“….and now I nominate Jazmin Bernal to do the #IceBucketChallenge. You have to do the challenge and donate $10 or donate $100 if you don’t partake in the challenge. YOU HAVE 24 HOURS!”
These were the most cringe-worthy words to hear this summer, two days after thinking I had bronchitis and the absolutely worst summer cold. I remember being tagged in five ice bucket challenge videos. I also remember being asked multiple times why I hadn’t done the challenge yet. I was being pressured by my friends to throw water over my head and post it on social media…I was so confused. Although I did not do a video because of my for-ever-long summer cold, I did donate $50 to the ALS foundation.

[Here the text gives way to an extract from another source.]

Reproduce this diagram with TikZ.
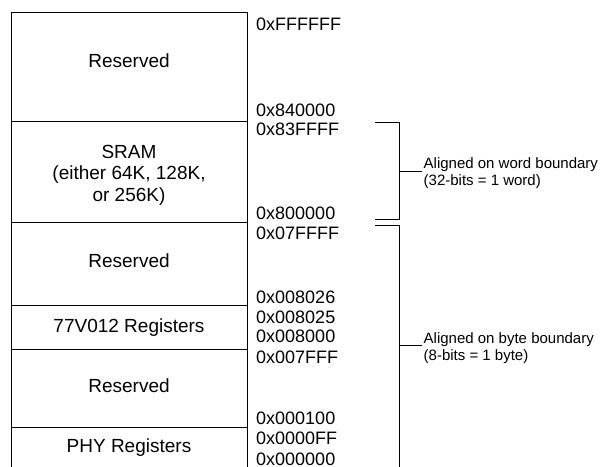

I knew what ALS was because a co-worker’s mom had passed away from it. I remember my friend telling me that her death was slow and very painful not only to her mom, but to the whole family also. So, it brought me great joy to know that so many people had taken interest in trying to find a cure for ALS. The way America and the world did so blew my mind. Hundreds and hundreds of people taking advantage of the weather, throw ice water over their heads, and donating money to the cause was BRILLIANT public relations plan. The association used simple, textbook tactics that work like magic.
The ALS association
1) got everyone’s attention with something fun, quick, and catchy
2) used the biggest medium to get their message across
3) used peer pressure in the best way possible
4) yet kept it simple enough to understand and left room for individual creativity
From a PR stand point this message was absolutely genius. The creator of the challenge took advantage of ALL SOCIAL MEDIA (from Twitter to Instagram and Facebook), the fact that it’s 2014 and everyone has a recording ability on their smart phones, tablets, and laptops, the time of year, and also took advantage of the fact for the most part people want to be a part of something bigger than themselves.
The challenge called out for “do-able” donations. It used a well-known method to get something from someone. They asked for something that could seem like A LOT (in this case $100) then they gave you an alternative (to do the challenge and only donate $10). As a psychology minor, I have learned that by using this simple tactic you could get what you want with almost no effort. This is because people would rather take the “easier” route or the one that they feel is more manageable.
The video challenge was so simple that people could make it their own. I saw really cute videos with mom and their children doing the challenge together, people in uniform doing the challenge, and even celebrities! The originality displayed by everyone who participated in the video made this challenge memorable.
This is why I find it difficult for this type of challenge to work this well again. The next non-profit that wants to do something as big as the #icebucketchallenge would have to look at the technique from a different angle, otherwise it would be a cliche. Using a different type of challenge in other seasons, or using a game, or maybe taking advantage of the selfie movement may make an equal impact. Also, making it a competition rather than a challenge may work to come up with funds for a non-profit organization. I have seen non-profits and other organizations use hashtags on Instagram to get some attention but unfortunately because they aren’t as funny or catchy, they don’t receive much spotlight.
To conclude, the plan was brilliant because it was easy, funny, and do-able! Everyone has a smart phone now-a-days that can record at any moment. Everyone wants to be a part of something big, everyone has $10, and everyone wants to help find a cure.